Moving into a new era of life can be a bit daunting. You don’t know what to expect, you don’t know how you will manage, you don’t know where to turn. Then somewhere in the back of your mind you realize, that’s all part of the journey, right?
My children now, 8 & 11, are clearly independent and can survive without me feeding them from bottles or changing their diapers. I’ll tell you, it’s a great feeling to see your kids making their own sandwiches and it’s an even better feeling when they remember to put away the PB & J. Of course, no one is perfect, so for now, I’ll be happy with the fact that they’re smiling and their tummies are full.
It’s at this point in our lives that my husband and I realize we can go on dates again-Hallelujah! The icing on the cake though, is we now have the added benefit of not having to pay a babysitter. We’re enjoying our lives so much that my husband lovingly refers to this time in our lives as ”The Golden Years”.
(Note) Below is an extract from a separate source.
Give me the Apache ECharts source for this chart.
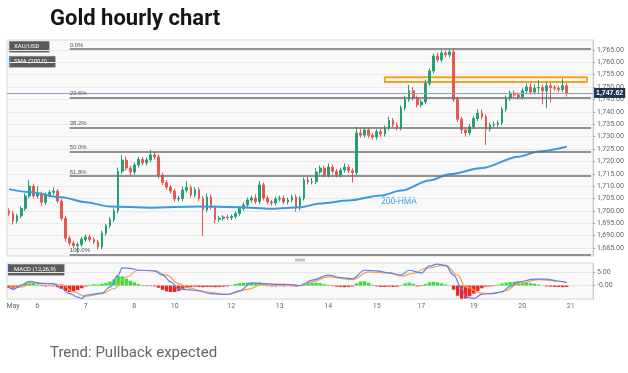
<!DOCTYPE html>
<html><head><meta charset="utf-8">
<script src="https://cdn.jsdelivr.net/npm/echarts/dist/echarts.min.js"></script>
<style>html,body{margin:0;padding:0;background:#fff}#c{width:628px;height:373px}</style>
</head><body><div id="c"></div>
<script>
// ---- data ----
const dayLabels   = ['May','6','7','8','10','12','13','14','15','17','19','20','21'];
const dayStartIdx = [1,7,19,31,41,55,67,79,91,102,115,127,139];
const totalSlots  = 145;
const firstOpen = 1700;
const closes = [
1699,1696,1698,1701,1706,1710,1706,1707,1703.5,1706.5,
1707.5,1708,1704,1697,1689,1687,1686,1686.5,1688.5,1689.5,
1688.5,1687.5,1685.5,1691,1694,1696.5,1700,1716,1720.5,1717.3,
1715.7,1718.5,1720.8,1719.4,1720.6,1722.6,1721.8,1714.5,1711.5,1709.6,
1708,1704.8,1705,1708.4,1709.5,1706.4,1708.5,1705,1700.4,1705.6,
1701.5,1696.5,1697,1697.5,1697.3,1697.8,1699,1701,1702.4,1704.4,
1705.2,1703.8,1710.5,1705.2,1703.6,1703.2,1704.8,1705.2,1703.6,1704.4,
1705.6,1701.2,1705.2,1712.5,1711.7,1711.8,1715.7,1717.3,1714.5,1717.7,
1716,1714.5,1716.5,1717.7,1716.2,1715.5,1731.5,1730.6,1732.7,1730.5,
1729.8,1732,1731,1733.5,1736.5,1734.7,1733.5,1741.6,1745,1748.5,
1745.6,1742.8,1744,1751.5,1756.5,1762.5,1761,1763.8,1763,1764.2,
1745,1737,1732.7,1731.5,1734,1737.3,1739.5,1738,1733,1734.7,
1735,1735.5,1741,1745.5,1747.6,1746.8,1746,1748.5,1750,1748,
1749.6,1749.8,1748.5,1750.5,1749.8,1749.5,1749,1750.5,1747.62
];
const wickHi = [
1,1,0.8,0.8,1,2.5,1,3,0.8,1,
1,1.5,0.8,0.8,1,1,0.8,0.8,1,1,
1,0.8,0.8,1,0.8,1,1,1.5,2,1.5,
1,1,1,1,1,2,1.5,1,1,1,
0.8,1,1,1.5,2.5,1,1,1,1,1.5,
1,0.8,1,0.8,1,0.8,0.8,1,1,1,
1,1.5,1.5,1,1,0.8,1,1,1,1,
1,1,0.8,1,1.5,1.5,1.5,1,1,1.5,
1,1,1,1.5,1,1,2.5,1.5,1,1,
1,1,1,1,1.5,1,1,1,1.5,2.5,
1.5,1,1,1.5,1,1,1.5,1,1,1.1,
1,1,1,1,1,1,1.5,1.5,1,1,
1,1,1,1,1,1,1,1,1.5,1.5,
1.5,3,1,1.5,1,1,1,3,1
];
const wickLo = [
1,1.5,1,1,1,1,1,1,1.5,1,
1,1,1,1,1.5,1,1,3,1,1,
1,1,1,1,1,1,1,1,1,1,
1.5,1,1,1,1,1,1,1.5,1,1,
1,1,1,1,1,1,1,1,10.4,1,
1,1.5,1,1,1,1,1,1,1,1,
1,1,1,1,1,1,1,1,1,1,
1,1.5,1,1,1,1,1,1,1,1,
1,1,1,1,1,4,1,1,1,1,
1,1,1,1,1,1,1,1,1,1,
1,1,1,1,1,1,1,1,1,1,
1,1,1.5,1.5,1,1,1,1,6.4,1,
1,1,1,1,1,1,1,1,1,1,
1,2,5.5,7,6,1,1,1,1.5
];
const smaPoints = [[0,1708.8],[5,1707.6],[13,1705.5],[19,1703.5],[25,1701.8],[35,1701.3],[47,1701.8],
[57,1701.5],[65,1700.9],[72,1701.5],[77,1703.0],[84,1704.2],[92,1706.2],[97,1708.2],[104,1712.3],
[109,1714.8],[117,1717.3],[126,1721.9],[131,1724.0],[138,1725.9]];
const fibLabels = ['0.0%','23.6%','38.2%','50.0%','61.8%','100.0%'];
const fibLevels = [1765.3,1745.8,1733.7,1723.9,1714.1,1682.5];
const fibStartIdx = 15, fibEndIdx = 144;
const lastPrice = 1747.62;
const zoneLow = 1752, zoneHigh = 1754, zoneStartIdx = 93, zoneEndIdx = 143;
const macdPoints = [[0,-0.75],[1,-1.4],[3,0],[5,1.6],[8,0.75],[11,0.75],[13,-1.1],[15,-3],[17,-4.3],[18,-4.8],
[19,-3.6],[23,-2.8],[25,-0.5],[27,3.9],[28,6.6],[30,6.4],[32,5.7],[36,5.5],[38,3.9],[40,1.4],[42,-1.4],
[44,-1.5],[47,-2],[50,-3],[54,-3.3],[57,-2],[60,1],[63,0.75],[66,0.4],[70,0.4],[72,0],[75,2],[79,3.9],
[82,3],[85,2.6],[88,5.7],[91,5.5],[94,4.7],[97,3.9],[99,5.7],[102,4.7],[104,7.2],[106,8],[108,7.4],
[110,3.9],[112,-1.1],[113,-4.3],[115,-4.8],[117,-3.3],[119,-3],[122,-2.4],[124,-0.3],[126,1.4],
[130,2.4],[133,2.4],[136,1.6],[138,1.1]];
const signalPoints = [[0,-0.5],[3,-0.6],[6,1.1],[10,0.75],[13,0.4],[16,-2.4],[19,-4],[23,-3],[26,-1.1],
[29,3.2],[32,5.7],[36,5.5],[39,3.9],[42,0.75],[44,-0.75],[49,-2.4],[54,-3.3],[59,-1.4],[63,0.5],[68,0.5],
[72,0],[75,1.4],[79,3.2],[85,2.2],[89,5.1],[94,4.7],[97,3.5],[100,4.5],[103,6.4],[108,7.6],[111,3.9],
[113,-0.5],[117,-2.8],[120,-3],[123,-1.8],[126,0.75],[131,2.2],[136,1.6],[138,1.1]];
const hist = [
-0.8,-1.1,-0.6,0.4,1.0,1.3,0.9,0.4,-0.2,-0.3,
-0.2,-0.3,-0.6,-1.2,-2.0,-2.4,-2.2,-1.6,-1.0,-0.3,
0.3,0.5,0.4,0.6,1.0,1.5,2.3,3.6,3.4,2.6,
1.8,1.2,0.6,0.2,-0.2,-0.2,-0.3,-0.8,-1.6,-2.2,
-2.4,-2.4,-2.0,-1.2,-0.7,-0.5,-0.4,-0.5,-0.6,-0.5,
-0.5,-0.6,-0.5,-0.4,-0.3,0.2,0.6,0.9,1.0,1.1,
1.0,0.9,1.1,0.6,-0.2,-0.3,-0.3,-0.2,-0.3,-0.2,
-0.3,-0.4,0.2,0.8,1.0,1.1,1.0,0.9,0.5,0.3,
-0.2,-0.4,-0.5,-0.6,-0.5,-0.3,0.8,1.5,1.6,1.0,
0.3,-0.3,-0.5,-0.5,-0.4,-0.5,-0.4,0.2,0.8,1.1,
0.7,-0.3,-0.2,0.6,1.2,1.4,1.2,0.8,0.4,0.1,
-1.5,-3.8,-4.9,-4.8,-4.0,-3.0,-2.0,-1.0,-0.4,-0.3,
-0.2,0.3,0.8,1.1,1.3,1.4,1.3,1.2,1.1,0.9,
0.7,0.4,0.1,-0.3,-0.4,-0.5,-0.5,-0.6,-0.5
];

// ---- build ----
const categories = [];
for (let i = 0; i < totalSlots; i++) categories.push(String(i));
const labelAt = {};
dayStartIdx.forEach((k, j) => { labelAt[k] = dayLabels[j]; });
const ohlc = closes.map((c, i) => {
  const o = i === 0 ? firstOpen : closes[i - 1];
  return [o, c, Math.min(o, c) - wickLo[i], Math.max(o, c) + wickHi[i]];
});
const fmtPrice = v => v.toLocaleString('en-US', {minimumFractionDigits: 2, maximumFractionDigits: 2});

const markLineData = [{
  yAxis: lastPrice,
  lineStyle: {color: '#8da0c4', width: 1, type: 'solid'},
  label: {show: true, position: 'end', formatter: fmtPrice(lastPrice), backgroundColor: '#1d3557',
          color: '#fff', fontSize: 7, fontWeight: 'bold', padding: [2, 2, 1, 2], distance: 1}
}];
fibLevels.forEach((lv, k) => {
  markLineData.push([
    {coord: [fibStartIdx, lv], lineStyle: {color: '#6f6f6f', width: 1.6, type: 'solid'},
     label: {show: true, position: 'insideStartTop', formatter: fibLabels[k], fontSize: 6, color: '#555', distance: [0, 1]}},
    {coord: [fibEndIdx, lv]}
  ]);
});

const chart = echarts.init(document.getElementById('c'));
chart.setOption({
  animation: false,
  backgroundColor: '#fff',
  title: [
    {text: 'Gold hourly chart', left: 50, top: 8, padding: 0,
     textStyle: {fontFamily: 'Roboto', fontWeight: 'bold', fontSize: 22, color: '#151515'}},
    {text: 'Trend: Pullback expected', left: 50, top: 346, padding: 0,
     textStyle: {fontFamily: 'Roboto', fontWeight: 'normal', fontSize: 15, color: '#666'}}
  ],
  grid: [
    {left: 7, width: 586, top: 40, height: 216, show: true, backgroundColor: '#f9f9f9', borderColor: '#d9d9d9', borderWidth: 1},
    {left: 7, width: 586, top: 263, height: 36, show: true, backgroundColor: '#f9f9f9', borderColor: '#d9d9d9', borderWidth: 1}
  ],
  xAxis: [
    {type: 'category', gridIndex: 0, data: categories, boundaryGap: true,
     axisLine: {show: false}, axisTick: {show: false}, axisLabel: {show: false}, splitLine: {show: false}},
    {type: 'category', gridIndex: 1, data: categories, boundaryGap: true,
     axisLine: {show: false}, axisTick: {show: false}, splitLine: {show: false},
     axisLabel: {show: true, interval: 0, formatter: (v, i) => labelAt[i] || '', fontSize: 7,
                 fontFamily: 'Roboto', color: '#666', margin: 4}}
  ],
  yAxis: [
    {type: 'value', gridIndex: 0, position: 'right', min: 1681.8, max: 1769, splitNumber: 17,
     minInterval: 5, maxInterval: 5, scale: true,
     axisLine: {show: true, lineStyle: {color: '#c8c8c8'}},
     axisTick: {show: true, length: 2, lineStyle: {color: '#999'}},
     axisLabel: {fontSize: 7, fontFamily: 'Roboto', color: '#666', margin: 4, showMinLabel: false, showMaxLabel: false,
                 formatter: v => fmtPrice(v)},
     splitLine: {show: true, lineStyle: {color: '#e9e9e9', width: 1}}},
    {type: 'value', gridIndex: 1, position: 'right', min: -5, max: 8.4, interval: 5,
     axisLine: {show: true, lineStyle: {color: '#c8c8c8'}},
     axisTick: {show: true, length: 2, lineStyle: {color: '#999'}},
     axisLabel: {fontSize: 7, fontFamily: 'Roboto', color: '#666', margin: 4, showMinLabel: false, showMaxLabel: false,
                 formatter: v => (v === 0 ? '-0.00' : v.toFixed(2))},
     splitLine: {show: true, lineStyle: {color: '#e6e6e6', width: 1}}}
  ],
  series: [
    {type: 'candlestick', xAxisIndex: 0, yAxisIndex: 0, data: ohlc, barWidth: '55%',
     itemStyle: {color: '#23a075', color0: '#e6594f', borderColor: '#23a075', borderColor0: '#e6594f', borderWidth: 1},
     markLine: {silent: true, symbol: ['none', 'none'], animation: false, data: markLineData},
     markArea: {silent: true, data: [[{coord: [zoneStartIdx, zoneHigh]}, {coord: [zoneEndIdx, zoneLow]}]],
                itemStyle: {color: 'rgba(0,0,0,0)', borderColor: '#f4a21c', borderWidth: 2}}
    },
    {type: 'line', xAxisIndex: 0, yAxisIndex: 0, data: smaPoints, smooth: 0.3, smoothMonotone: 'x',
     showSymbol: false, z: 4, lineStyle: {color: '#3b99df', width: 2}},
    {type: 'bar', xAxisIndex: 1, yAxisIndex: 1, data: hist, barWidth: '85%',
     itemStyle: {color: p => (p.value >= 0 ? '#38dc38' : '#ee2424')}},
    {type: 'line', xAxisIndex: 1, yAxisIndex: 1, data: signalPoints, smooth: 0.4, smoothMonotone: 'x', showSymbol: false,
     lineStyle: {color: '#f2a04e', width: 1.2}},
    {type: 'line', xAxisIndex: 1, yAxisIndex: 1, data: macdPoints, smooth: 0.4, smoothMonotone: 'x', showSymbol: false,
     lineStyle: {color: '#5d82ea', width: 1.2}}
  ],
  graphic: [
    {type: 'rect', left: 9, top: 41, shape: {width: 40, height: 11}, style: {fill: '#5a5a5a', stroke: '#888', lineWidth: 0.5}},
    {type: 'text', left: 14, top: 43.5, style: {text: 'XAU/USD', fill: '#fff', font: '6px Roboto'}},
    {type: 'rect', left: 9, top: 56, shape: {width: 46, height: 11}, style: {fill: '#5a5a5a', stroke: '#888', lineWidth: 0.5}},
    {type: 'rect', left: 9, top: 56, shape: {width: 1.5, height: 11}, style: {fill: '#3b99df'}},
    {type: 'text', left: 14, top: 58.5, style: {text: 'SMA (200,0)', fill: '#fff', font: '6px Roboto'}},
    {type: 'rect', left: 8, top: 264, shape: {width: 56, height: 11}, style: {fill: '#5a5a5a', stroke: '#888', lineWidth: 0.5}},
    {type: 'rect', left: 8, top: 264, shape: {width: 1.5, height: 11}, style: {fill: '#3b59df'}},
    {type: 'text', left: 14, top: 266.5, style: {text: 'MACD (12,26,9)', fill: '#fff', font: '6px Roboto'}},
    {type: 'text', left: 381, top: 197.5, style: {text: '200-HMA', fill: '#3b99df', font: '8.5px Roboto'}},
    {type: 'rect', left: 295, top: 258.5, shape: {width: 10, height: 3}, style: {fill: '#c4c4c4'}}
  ]
});
</script></body></html>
With “The Golden Years” in place for some time now, why would his work decide he was going to have to start traveling A LOT??!!! Doesn’t his work know we’re trying to enjoy life? Doesn’t his work know we want to see a movie? When this promotion came about we were excited about the monetary benefits but then reality sunk in. All I could see in my future was “The End of the Golden Years”. I would have to run the kids to all their activities by myself, I’d have to cook dinner every night by myself, not to mention doing the laundry, the dishes and every other chore in the world you could think of. All of this was now up to me. This was one journey I was no longer enjoying. My husband, now gone multiple times throughout the month, will no longer be there to help us get through the daily trials of life. If the children are having a problem, it’s up to me to work through it, wait….wasn’t I doing that before? If there are activities that I need to drive the children to won’t I have to work around that? Wait….wasn’t I doing that before too? Why did I feel like I couldn’t do it? And why did I feel like the “The Golden Years” were over? ”The Golden Years” weren’t over, I was just throwing myself a pity party, and I was the only one invited.
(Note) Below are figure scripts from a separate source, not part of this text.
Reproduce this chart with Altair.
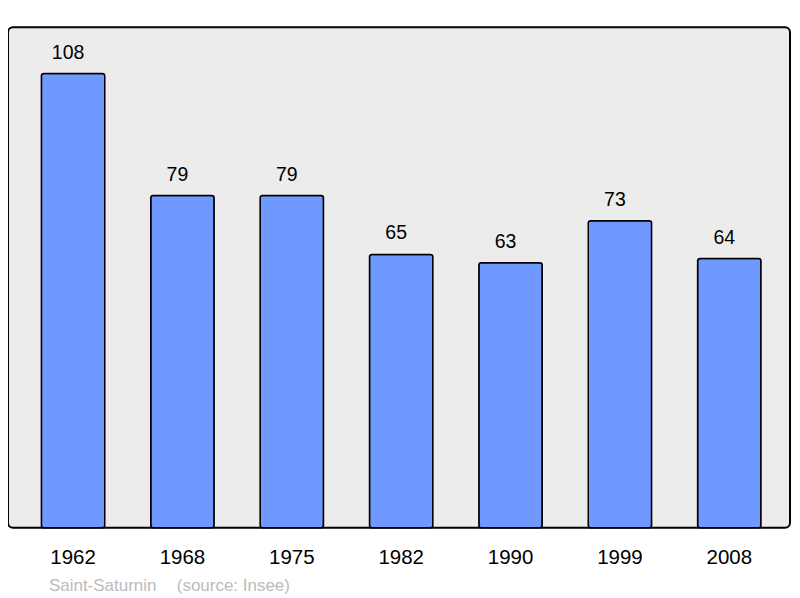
import altair as alt
import pandas as pd

years = ["1962", "1968", "1975", "1982", "1990", "1999", "2008"]
population = [108, 79, 79, 65, 63, 73, 64]
footer_texts = ["Saint-Saturnin", "(source: Insee)"]
footer_x = [41, 169]

df = pd.DataFrame({"year": years, "pop": population})
foot = pd.DataFrame({"t": footer_texts, "px": footer_x})

FONT = "Liberation Sans"

x = alt.X(
    "year:N",
    sort=years,
    scale=alt.Scale(paddingInner=0.4206, paddingOuter=0.2853, align=0.535),
    axis=alt.Axis(
        title=None, ticks=False, domain=False, labelAngle=0,
        labelFontSize=20.5, labelFont=FONT, labelColor="#000000",
        labelBaseline="alphabetic", labelPadding=36,
    ),
)
y = alt.Y("pop:Q", scale=alt.Scale(domain=[0, 119], nice=False, zero=True), axis=None)

bars = alt.Chart(df).mark_bar(
    color="#7099ff", stroke="#000000", strokeWidth=1.5, cornerRadius=2.5
).encode(x=x, y=y)

labels = alt.Chart(df).mark_text(
    font=FONT, fontSize=19.5, color="#000000", baseline="alphabetic", dy=-15, dx=-5
).encode(x=x, y=y, text="pop:Q")

footer = alt.Chart(foot).mark_text(
    font=FONT, fontSize=17, color="#bbbbbb", align="left", baseline="alphabetic"
).encode(x=alt.X("px:Q", scale=None), y=alt.value(564), text="t:N")

chart = alt.layer(bars, labels, footer).properties(
    width=783, height=501,
    padding={"left": 0, "top": 19, "right": 2, "bottom": 70},
    autosize=alt.AutoSizeParams(type="none"),
    background="#ffffff",
).configure_view(
    fill="#ececec", stroke="#000000", strokeWidth=2, cornerRadius=5
)

chart.save("out.html", embed_options={"renderer": "svg", "actions": False})
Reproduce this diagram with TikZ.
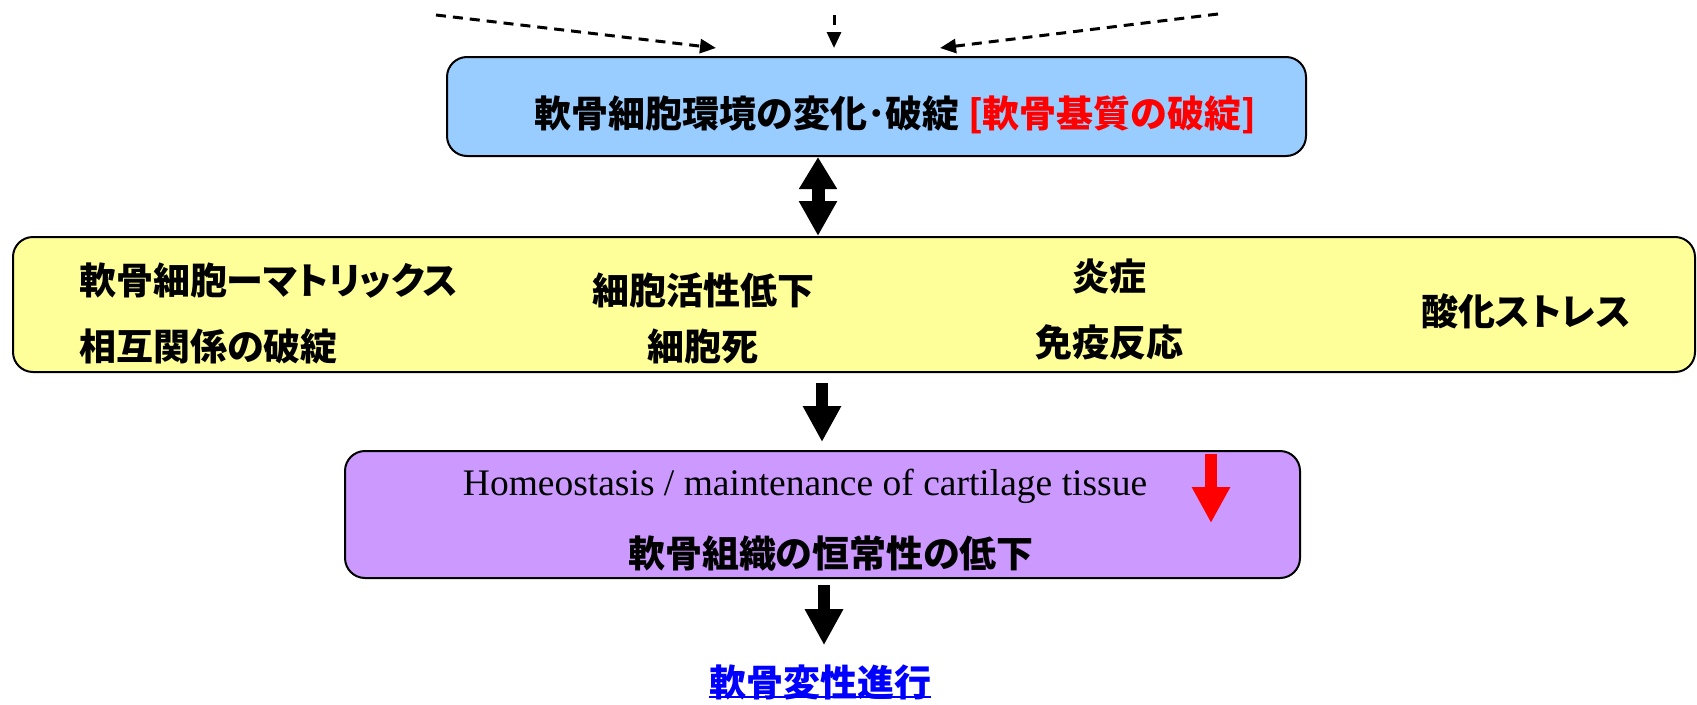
\documentclass[tikz,border=0pt]{standalone}
\usepackage{fontspec}
\setmainfont{Liberation Serif}
\newfontfamily\jp{Noto Sans CJK JP}[RawFeature={+palt}]
\usetikzlibrary{arrows.meta,calc}
\definecolor{boxblue}{HTML}{99CCFF}
\definecolor{boxyellow}{HTML}{FFFF99}
\definecolor{boxpurple}{HTML}{CC99FF}
\definecolor{linkblue}{HTML}{0000FF}
\definecolor{alertred}{HTML}{FF0000}
\begin{document}
\begin{tikzpicture}[x=1pt,y=-1pt,
  box/.style={draw=black, line width=2pt, rounded corners=20pt, inner sep=0pt},
  jtext/.style={font=\jp\bfseries\fontsize{37}{42}\selectfont, inner sep=0pt, anchor=center},
  etext/.style={font=\fontsize{37.5}{42}\selectfont, inner sep=0pt, anchor=base},
  dasharrow/.style={line width=3pt, dash pattern=on 10pt off 7pt, -{Triangle[length=16pt,width=14pt]}},
  blockarrow/.style={line width=12pt, -{Triangle[length=36pt,width=36pt]}},
  dblarrow/.style={line width=13pt, {Triangle[length=32pt,width=36pt]}-{Triangle[length=35pt,width=36pt]}}
]
\useasboundingbox (0,0) rectangle (1697,704);

% boxes
\node[box, fill=boxblue, minimum width=859pt, minimum height=99pt] (topbox) at (876.5,106.5) {};
\node[box, fill=boxyellow, minimum width=1682pt, minimum height=135pt] (midbox) at (854,304.5) {};
\node[box, fill=boxpurple, minimum width=955pt, minimum height=127pt] (lowbox) at (822.5,514.5) {};

% texts
\node[jtext] (toptext) at (895.5,114.5) {軟骨細胞環境の変化･破綻 \textcolor{alertred}{[軟骨基質の破綻]}};

\node[jtext, anchor=west] (m1a) at (79,281) {軟骨細胞ーマトリックス};
\node[jtext, anchor=west] (m1b) at (79,346) {相互関係の破綻};
\node[jtext] (m2a) at (703,290) {細胞活性低下};
\node[jtext] (m2b) at (703,346) {細胞死};
\node[jtext] (m3a) at (1109,276) {炎症};
\node[jtext] (m3b) at (1109,342) {免疫反応};
\node[jtext] (m4) at (1526,311) {酸化ストレス};

\node[etext] (homeo) at (805,495) {Homeostasis / maintenance of cartilage tissue};
\node[jtext] (lowtext) at (831,554) {軟骨組織の恒常性の低下};

\node[jtext, text=linkblue] (final) at (820,682) {軟骨変性進行};
\draw[linkblue, line width=2.5pt] ([yshift=3pt]final.south west) -- ([yshift=3pt]final.south east);

% dashed incoming arrows
\coordinate (d1s) at (436,15);
\coordinate (d1e) at (716,48);
\coordinate (d2s) at (834,15);
\coordinate (d2e) at (834,48);
\coordinate (d3s) at (1218,14);
\coordinate (d3e) at (940,48);
\draw[dasharrow] (d1s) -- (d1e);
\draw[dasharrow] (d2s) -- (d2e);
\draw[dasharrow] (d3s) -- (d3e);

% block arrows
\coordinate (ax0) at (818,0);
\coordinate (ax1) at (822,0);
\coordinate (ax2) at (824,0);
\draw[dblarrow] (topbox.south -| ax0) -- (midbox.north -| ax0);
\draw[blockarrow, shorten <=10pt, shorten >=8pt] (midbox.south -| ax1) -- (lowbox.north -| ax1);
\draw[blockarrow, shorten <=6pt, shorten >=19pt] (lowbox.south -| ax2) -- (final.north -| ax2);

% red down arrow
\coordinate (rs) at (1211,454);
\coordinate (re) at (1211,523);
\draw[blockarrow, alertred] (rs) -- (re);
\end{tikzpicture}
\end{document}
I realized part of this journey, we call life, requires turns, detours, some uphills, and some down hills and I was the driver. Where was I going to take this journey? Was I going to go down that same dirt road that looked worn? Or was I going to take a detour this time? I realized then, I wasn’t going to be fun for anyone if I kept wallowing in my sorrows. I decided to turn on my blinkers, make a lane change, and take the detour. I must confess that was the best lane change ever!
As a family we work together, and play together so now it was time to really work together, even if it meant without dad. Dishes were washed, trash bins put out, beds made, we were doing it! We were working as a team and no one felt overworked or that they had to do it by themselves. We were still a team-still a family.
My loving husband, still traveling at this very moment, keeps up our spirits up while he’s gone. I appreciate that fact that he calls us daily, multiple times. I appreciate the fact that he sends e-mails just to say “Hi”. I even appreciate when he calls and asks us how our dinner was, when we’re eating burritos, and he’s eating in a fine dining establishment which requires him to wear a tie.
“The Golden Years” are still here but now I’ve learned to share those “Golden Years” with my children. We celebrate the night before dad gets home by having a movie night. It’s a way to celebrate the fact that we made it through the week together and we did it as a team, a family. We rent a new movie, make popcorn, snuggle up in blankets and laugh out loud with each. I know these movie nights will be something my children and I will always remember and cherish; these memories that hopefully will last a life-time. I feel privileged to know that after I’m long gone, my children will still have fond memories of their mother, and isn’t that what the journey is all about?
QUESTION: When did your Golden Years begin?
CHALLENGE: Finding a way to make “today” part of your Golden Years.